Sakina Sheikh, candidate for the Labour List for the GLA.

By Sakina Sheikh

The continued outsourcing of workers is a mark of Thatcher’s legacy and we must defeat it. The collapse of companies like Carillion and Interserve show us we should never depend on private capital to deliver our public services.  It is a scandal that unaccountable private companies have been running public services to make profit by decimating workers’ rights through out-sourcing. 

Example after example has shown outsourcing has left working class BAME folk and migrant workers at the very bottom of the pile and creating two-tier workforces. Just last week I was supporting security guards at St George’s University as they stood on the picket line calling to be brought in house. Their struggle is shared by the cleaners who do the  hard and often thankless job of cleaning London’s Underground and Overground networks. The people who clean stations and vehicles in London’s Underground and railways do so in difficult conditions, often at awkward and unsocial hours, travelling long distances to come to work. They are part of the backbone that keeps this vibrant city alive and they deserve better working conditions.

Shamefully, they are also employed by private companies and I support RMT’s call to bring them in house.

London Overground (which is actually run by Arriva Rail London) contracts its cleaners through the facilities management and construction company Vinci. The 2,000 cleaners who work to maintain London Underground are employed by the US outsourcing giant ABM. ABM won a five year contract for this service in 2017.

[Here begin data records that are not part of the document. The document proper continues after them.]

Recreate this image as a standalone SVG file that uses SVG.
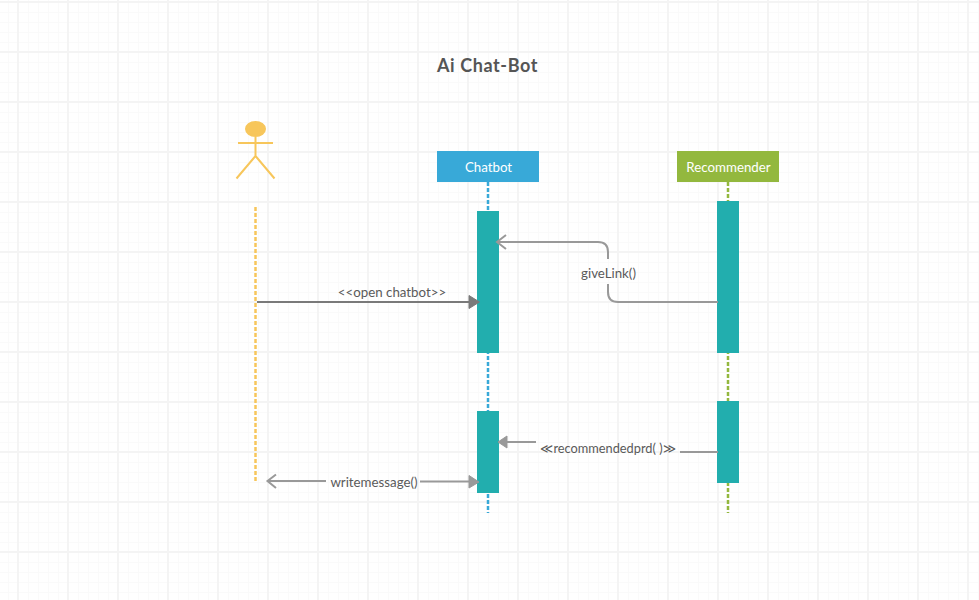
<svg xmlns="http://www.w3.org/2000/svg" width="979" height="600" viewBox="0 0 979 600">
<style>
text{font-family:Lato,"Open Sans","Liberation Sans",sans-serif}
.title{font-size:18px;font-weight:700;fill:#555;letter-spacing:.6px}
.head{font-size:13.3px;fill:#fff;text-anchor:middle}
.lbl{font-size:13.3px;fill:#5a5a5a;text-anchor:middle}
.bar{fill:#22aeae}
.life{fill:none;stroke-width:2.500;stroke-dasharray:4 2}
.msg{fill:none;stroke:#999;stroke-width:2}
.open{fill:none;stroke:#999;stroke-width:2}
.solid{fill:#999;stroke:#999;stroke-width:1;stroke-linejoin:round}
.actor{fill:none;stroke:#f7c65b;stroke-width:2}
</style>
<defs>
<pattern id="minor" x="8" y="2" width="10" height="10" patternUnits="userSpaceOnUse">
<rect width="10" height="1" fill="#fafafa"/><rect width="1" height="10" fill="#fafafa"/>
</pattern>
<pattern id="major" x="17" y="1" width="50" height="50" patternUnits="userSpaceOnUse">
<rect width="50" height="2" fill="#f4f4f4"/><rect width="2" height="50" fill="#f4f4f4"/>
</pattern>
</defs>
<rect width="979" height="600" fill="#fff"/>
<rect width="979" height="600" fill="url(#minor)"/>
<rect width="979" height="600" fill="url(#major)"/>
<text id="title" class="title" x="487.500" y="71.500" text-anchor="middle">Ai Chat-Bot</text>
<g id="connectors">
<path class="life" stroke="#f7c65b" d="M255.500 207V481"/>
<path class="life" stroke="#38a9d8" d="M488 182V513"/>
<path class="life" stroke="#93b83e" d="M728 182V513"/>
</g>
<g id="actor">
<ellipse cx="255.500" cy="129" rx="10.500" ry="8" fill="#f7c65b"/>
<path class="actor" d="M255.500 137V156M238 143H273M255.500 156L236.500 178.500M255.500 156L274.500 178.500"/>
</g>
<g id="chatbot"><rect x="437" y="151" width="102" height="31" fill="#38a9d8"/><text class="head" x="488.500" y="172">Chatbot</text></g>
<g id="recommender"><rect x="677" y="151" width="102" height="31" fill="#93b83e"/><text class="head" x="728.500" y="172">Recommender</text></g>
<g id="bar-chatbot-1"><rect class="bar" x="477" y="211" width="22" height="142"/></g>
<g id="bar-recommender-1"><rect class="bar" x="717" y="201" width="22" height="152"/></g>
<g id="bar-chatbot-2"><rect class="bar" x="477" y="411" width="22" height="82"/></g>
<g id="bar-recommender-2"><rect class="bar" x="717" y="401" width="22" height="82"/></g>
<g id="messages">
<path d="M257 302H470" fill="none" stroke="#7a7a7a" stroke-width="2"/>
<path d="M469 295.500L479.500 302L469 308.500Z" fill="#7a7a7a" stroke="#7a7a7a" stroke-linejoin="round"/>
<path class="msg" d="M608 259V252Q608 242 598 242H498"/>
<path class="open" d="M506 235L497 242L506 249"/>
<path class="msg" d="M608 284V292Q608 302 618 302H718"/>
<path class="msg" d="M536 442H500"/>
<path class="solid" d="M507 436L498 442L507 448Z"/>
<path class="msg" d="M718 452H680"/>
<path class="msg" d="M326 481H268"/>
<path class="open" d="M276 474.500L267.500 481L276 488"/>
<path class="msg" d="M420 481.500H470"/>
<path class="solid" d="M469 475.500L479 482L469 488Z"/>
</g>
<text class="lbl" x="392" y="297">&lt;&lt;open chatbot&gt;&gt;</text>
<text class="lbl" x="608.500" y="278">giveLink()</text>
<text class="lbl" x="608" y="453" textLength="136" lengthAdjust="spacingAndGlyphs">≪recommendedprd( )≫</text>
<text class="lbl" x="374" y="487">writemessage()</text>
</svg>
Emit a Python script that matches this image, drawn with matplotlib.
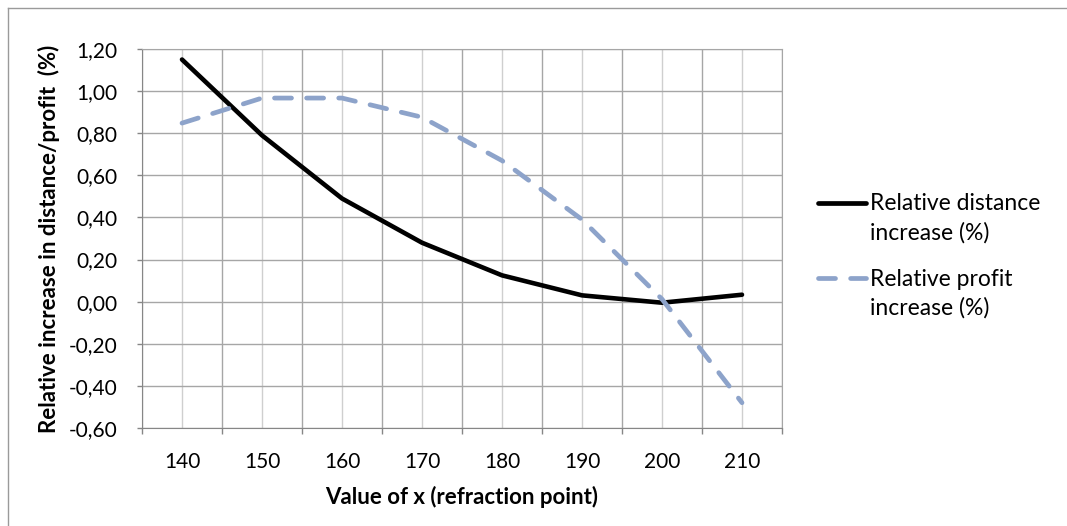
import matplotlib.pyplot as plt
import numpy as np
from matplotlib.ticker import FixedLocator, FuncFormatter

plt.rcParams['font.family'] = ['Lato', 'DejaVu Sans']

# data
x_values = [140, 150, 160, 170, 180, 190, 200, 210]
distance_increase = [1.15, 0.79, 0.49, 0.28, 0.125, 0.03, -0.005, 0.033]
profit_increase = [0.848, 0.967, 0.967, 0.876, 0.67, 0.39, 0.012, -0.48]

y_ticks = [-0.6, -0.4, -0.2, 0.0, 0.2, 0.4, 0.6, 0.8, 1.0, 1.2]

W, H = 1067, 526
black = 'black'
blue = '#8DA3CA'
blue_dash = (3.6, 3.2)

fig = plt.figure(figsize=(W / 100, H / 100), dpi=100)
ax = fig.add_axes([142 / W, 1 - 428 / H, 640 / W, 379 / H])

pos = np.arange(len(x_values))
ax.plot(pos, distance_increase, color=black, lw=3.3, solid_capstyle='round',
        solid_joinstyle='round', zorder=3)
ax.plot(pos, profit_increase, color=blue, lw=3.4, dashes=blue_dash,
        dash_capstyle='round', zorder=3)

ax.set_xlim(-0.5, len(x_values) - 0.5)
ax.set_ylim(-0.6, 1.2)

# category axis: ticks on boundaries, labels centred
ax.xaxis.set_major_locator(FixedLocator(np.arange(-0.5, len(x_values), 1.0)))
ax.xaxis.set_major_formatter(FuncFormatter(lambda v, p: ''))
ax.set_xticks(pos, [str(v) for v in x_values], minor=True)
ax.tick_params(axis='x', which='major', length=4.5, color='#868686', width=1)
ax.tick_params(axis='x', which='minor', length=0, pad=17, labelsize=15)

ax.set_yticks(y_ticks)
ax.yaxis.set_major_formatter(FuncFormatter(lambda v, p: f'{v:.2f}'.replace('.', ',')))
ax.tick_params(axis='y', length=3.6, color='#868686', width=1, pad=14, labelsize=15)

ax.grid(which='major', color='#a6a6a6', lw=1)
ax.grid(which='minor', axis='x', color='#cfcfcf', lw=1)
ax.set_axisbelow(True)
for side in ['left', 'bottom']:
    ax.spines[side].set_color('#868686')
for side in ['top', 'right']:
    ax.spines[side].set_color('#a6a6a6')

ax.set_xlabel('Value of x (refraction point)', fontsize=16, fontweight='bold', labelpad=10)
ax.set_ylabel('Relative increase in distance/profit  (%)', fontsize=16, fontweight='bold', labelpad=6)

# legend, laid out like the Excel one (handle next to first text line)
legend_items = [
    ('Relative distance', 'increase (%)', black, None, 203),
    ('Relative profit', 'increase (%)', blue, blue_dash, 278),
]
for line1, line2, color, dashes, y in legend_items:
    kw = dict(dashes=dashes, dash_capstyle='round') if dashes else dict(solid_capstyle='round')
    fig.add_artist(plt.Line2D([818 / W, 866 / W], [1 - y / H, 1 - y / H], color=color,
                              lw=3.4, **kw))
    fig.text(870 / W, 1 - (y + 1) / H, line1, fontsize=16.5, va='center', ha='left')
    fig.text(870 / W, 1 - (y + 30) / H, line2, fontsize=16.5, va='center', ha='left')

# chart area border (left and top edges visible)
fig.add_artist(plt.Line2D([8 / W, 8 / W], [0, 1 - 8 / H], color='#9a9a9a', lw=1))
fig.add_artist(plt.Line2D([8 / W, 1], [1 - 8 / H, 1 - 8 / H], color='#9a9a9a', lw=1))

fig.savefig('out.png', dpi=100)
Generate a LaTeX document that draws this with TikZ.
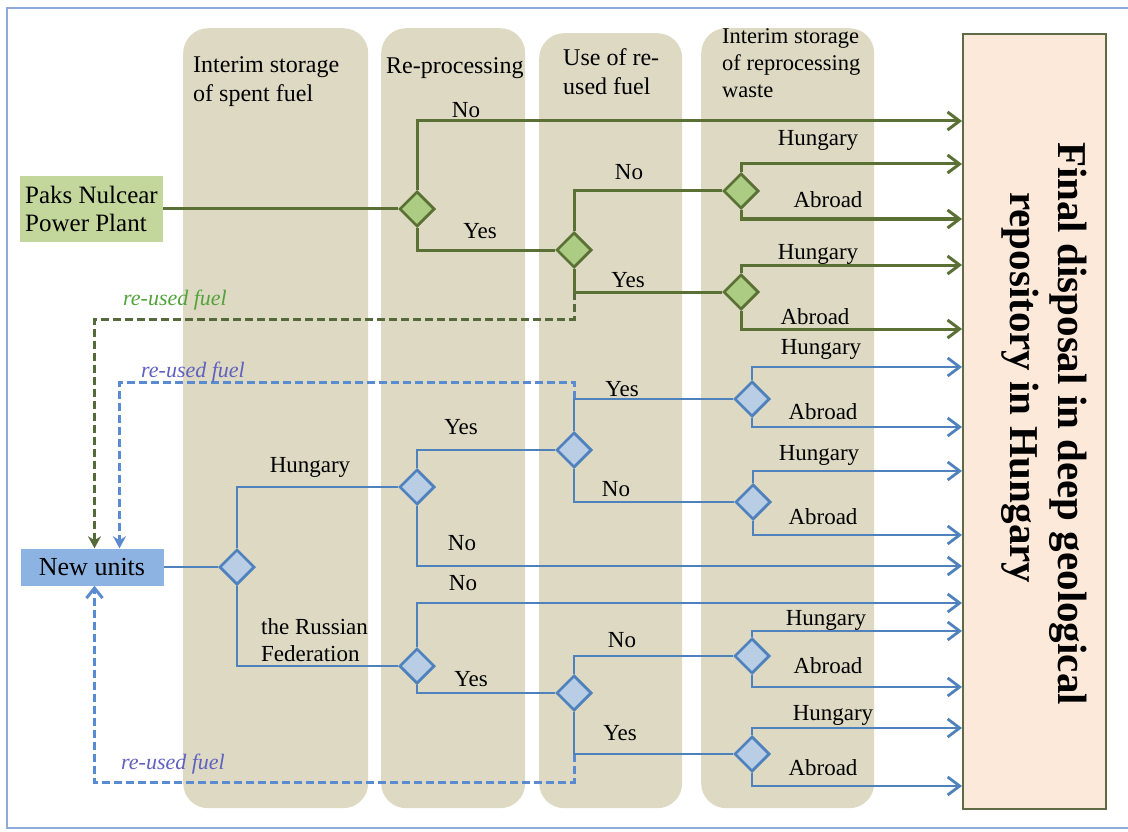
\documentclass[tikz,border=0pt]{standalone}
\usepackage{fontspec}
\setmainfont{Liberation Serif}
\usetikzlibrary{arrows.meta,shapes.geometric}
\definecolor{gcol}{HTML}{5A7035}
\definecolor{gfill}{HTML}{ABCC82}
\definecolor{paksfill}{HTML}{C3D69B}
\definecolor{bcol}{HTML}{4F81BD}
\definecolor{bfill}{HTML}{B9CDE5}
\definecolor{nufill}{HTML}{8DB3E2}
\definecolor{colfill}{HTML}{DDD9C3}
\definecolor{finfill}{HTML}{FDE9D9}
\definecolor{findraw}{HTML}{5F6B45}
\definecolor{framecol}{HTML}{8EAADB}
\definecolor{glabel}{HTML}{52A33A}
\definecolor{blabel}{HTML}{6060C0}
\definecolor{bdash}{HTML}{5A8AD0}
\definecolor{gdashc}{HTML}{56693A}
\tikzset{
  colbox/.style={rectangle, fill=colfill, draw=none, rounded corners=25pt, anchor=north west, inner sep=0pt},
  gline/.style={draw=gcol, line width=3pt},
  bline/.style={draw=bcol, line width=2.8pt},
  garr/.style={gline, -{Straight Barb[length=12pt,width=18pt]}},
  barr/.style={bline, -{Straight Barb[length=12pt,width=18pt]}},
  gdia/.style={diamond, draw=gcol, fill=gfill, line width=2.5pt, minimum width=35pt, minimum height=35pt, inner sep=0pt},
  bdia/.style={diamond, draw=bcol, fill=bfill, line width=2.5pt, minimum width=35pt, minimum height=35pt, inner sep=0pt},
  lbl/.style={font=\fontsize{23}{27}\selectfont, inner sep=0pt},
  title/.style={font=\fontsize{24}{29}\selectfont, inner sep=0pt, align=left, anchor=base west},
  gdash/.style={draw=gdashc, line width=3pt, dash pattern=on 8pt off 4pt},
  bdashs/.style={draw=bdash, line width=3pt, dash pattern=on 8pt off 4pt},
  reuse/.style={font=\fontsize{22}{26}\selectfont\itshape, inner sep=0pt},
  fintext/.style={font=\fontsize{41}{49}\selectfont\bfseries, rotate=-90, anchor=base west, inner sep=0pt},
}
\begin{document}
\begin{tikzpicture}[x=1pt,y=-1pt]
\useasboundingbox (0,0) rectangle (1128,832);
% frame
\draw[framecol, line width=2.5pt] (1130,8) -- (7,8) -- (7,828) -- (1130,828);
% columns
\node[colbox, minimum width=185pt, minimum height=780pt] (c1) at (183,28) {};
\node[colbox, minimum width=144pt, minimum height=780pt] (c2) at (381,28) {};
\node[colbox, minimum width=143pt, minimum height=775pt] (c3) at (539,33) {};
\node[colbox, minimum width=173pt, minimum height=780pt] (c4) at (701,28) {};
% final box
\node[rectangle, draw=findraw, fill=finfill, line width=2pt, anchor=north west, minimum width=143pt, minimum height=775pt, inner sep=0pt] (final) at (962,33) {};
\node[fintext] (fin1) at (1058,142) {Final disposal in deep geological};
\node[fintext] (fin2) at (1010,192) {repository in Hungary};
% column titles (anchored at the baseline of the last line)
\node[title] (t1) at (193,102) {Interim storage\\of spent fuel};
\node[title] (t2) at (386,74) {Re-processing};
\node[title] (t3) at (563,95) {Use of re-\\used fuel};
\node[title, font=\fontsize{22.5}{27}\selectfont] (t4) at (722,98) {Interim storage\\of reprocessing\\waste};
% start boxes
\node[rectangle, fill=paksfill, minimum width=143pt, minimum height=65pt, inner sep=0pt, align=left, font=\fontsize{25}{28}\selectfont] (paks) at (91.5,209) {Paks Nulcear\\Power Plant};
\node[rectangle, fill=nufill, minimum width=143pt, minimum height=37pt, inner sep=0pt, font=\fontsize{26}{30}\selectfont] (nu) at (92,567) {New units};
% target coordinates on the final box
\coordinate (g1) at (962,121);
\coordinate (g2) at (962,164);
\coordinate (g3) at (962,219);
\coordinate (g4) at (962,265);
\coordinate (g5) at (962,329);
\coordinate (b1) at (962,367);
\coordinate (b2) at (962,427);
\coordinate (b3) at (962,471);
\coordinate (b4) at (962,535);
\coordinate (b5) at (962,566);
\coordinate (b6) at (962,603);
\coordinate (b7) at (962,631);
\coordinate (b8) at (962,687);
\coordinate (b9) at (962,728);
\coordinate (b10) at (962,786);
\coordinate (gturn) at (574,319);
\coordinate (bturn1) at (574,382);
\coordinate (bturn2) at (574,782);
% diamonds
\node[gdia] (D1) at (417,209) {};
\node[gdia] (D2) at (574,250) {};
\node[gdia] (D3) at (741,191) {};
\node[gdia] (D4) at (741,292) {};
\node[bdia] (B1) at (237,567) {};
\node[bdia] (B2) at (417,487) {};
\node[bdia] (B3) at (574,450) {};
\node[bdia] (B4) at (752,399) {};
\node[bdia] (B7) at (753,502) {};
\node[bdia] (B5) at (417,666) {};
\node[bdia] (B6) at (574,693) {};
\node[bdia] (B8) at (752,656) {};
\node[bdia] (B9) at (752,754) {};
% dashed return lines
\draw[gdash, -{Stealth[length=12pt,width=13pt]}] (D2.south |- D4.west) -- (gturn) -| ([xshift=2.5pt]nu.north);
\draw[bdashs, -{Stealth[length=12pt,width=13pt]}] (B3.north |- B4.west) -- (bturn1) -| ([xshift=27.5pt]nu.north);
\draw[bdashs, -{Straight Barb[length=10pt,width=16pt]}] (B6.south |- B9.west) -- (bturn2) -| ([xshift=2.5pt]nu.south);
% green connectors
\draw[gline] (paks.east) -- (D1.west);
\draw[garr] (D1.north) |- (g1);
\draw[gline] (D1.south) |- (D2.west);
\draw[gline] (D2.north) |- (D3.west);
\draw[garr] (D3.north) |- (g2);
\draw[garr] (D3.south) |- (g3);
\draw[gline] (D2.south) |- (D4.west);
\draw[garr] (D4.north) |- (g4);
\draw[garr] (D4.south) |- (g5);
% blue connectors
\draw[bline] (nu.east) -- (B1.west);
\draw[bline] (B1.north) |- (B2.west);
\draw[bline] (B1.south) |- (B5.west);
\draw[bline] (B2.north) |- (B3.west);
\draw[barr] (B2.south) |- (b5);
\draw[barr] (B5.north) |- (b6);
\draw[bline] (B5.south) |- (B6.west);
\draw[bline] (B3.north) |- (B4.west);
\draw[bline] (B3.south) |- (B7.west);
\draw[barr] (B4.north) |- (b1);
\draw[barr] (B4.south) |- (b2);
\draw[barr] (B7.north) |- (b3);
\draw[barr] (B7.south) |- (b4);
\draw[bline] (B6.north) |- (B8.west);
\draw[bline] (B6.south) |- (B9.west);
\draw[barr] (B8.north) |- (b7);
\draw[barr] (B8.south) |- (b8);
\draw[barr] (B9.north) |- (b9);
\draw[barr] (B9.south) |- (b10);
% redraw diamonds on top
\node[gdia] at (D1) {};
\node[gdia] at (D2) {};
\node[gdia] at (D3) {};
\node[gdia] at (D4) {};
\node[bdia] at (B1) {};
\node[bdia] at (B2) {};
\node[bdia] at (B3) {};
\node[bdia] at (B4) {};
\node[bdia] at (B7) {};
\node[bdia] at (B5) {};
\node[bdia] at (B6) {};
\node[bdia] at (B8) {};
\node[bdia] at (B9) {};
% green labels
\node[lbl] (l1) at (466,110) {No};
\node[lbl] (l2) at (480,231) {Yes};
\node[lbl] (l3) at (629,172) {No};
\node[lbl] (l4) at (818,140) {Hungary};
\node[lbl] (l5) at (828,200) {Abroad};
\node[lbl] (l6) at (628,280) {Yes};
\node[lbl] (l7) at (818,254) {Hungary};
\node[lbl] (l8) at (815,317) {Abroad};
% blue labels
\node[lbl] (m1) at (310,467) {Hungary};
\node[lbl, align=left, anchor=west] (m2) at (261,640) {the Russian\\Federation};
\node[lbl] (m3) at (461,427) {Yes};
\node[lbl] (m4) at (462,543) {No};
\node[lbl] (m5) at (463,583) {No};
\node[lbl] (m6) at (471,679) {Yes};
\node[lbl] (m7) at (622,389) {Yes};
\node[lbl] (m8) at (616,489) {No};
\node[lbl] (m9) at (821,349) {Hungary};
\node[lbl] (m10) at (823,412) {Abroad};
\node[lbl] (m11) at (819,455) {Hungary};
\node[lbl] (m12) at (823,517) {Abroad};
\node[lbl] (m13) at (622,640) {No};
\node[lbl] (m14) at (620,733) {Yes};
\node[lbl] (m15) at (826,620) {Hungary};
\node[lbl] (m16) at (828,666) {Abroad};
\node[lbl] (m17) at (833,715) {Hungary};
\node[lbl] (m18) at (823,768) {Abroad};
% re-used fuel labels
\node[reuse, text=glabel] (r1) at (175,300) {re-used fuel};
\node[reuse, text=blabel] (r2) at (193,372) {re-used fuel};
\node[reuse, text=blabel] (r3) at (173,764) {re-used fuel};
\end{tikzpicture}
\end{document}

Many of the cleaners employed by ABM are migrant workers from Europe and outside the EEA and according to the RMT, which organises these workers, they don’t get proper sick pay, pensions or travel facilities. These workers recently voted by 98% to take strike action in pursuit of better working conditions. Tragically, they failed, by the narrowest of margins, to reach the turnout thresholds set by the Tory anti-Trade union laws. At this time, when we’re reflecting on the purpose and future of the Labour party, we need to say clearly that Labour has to be for these people and think clearly about how to support their struggle.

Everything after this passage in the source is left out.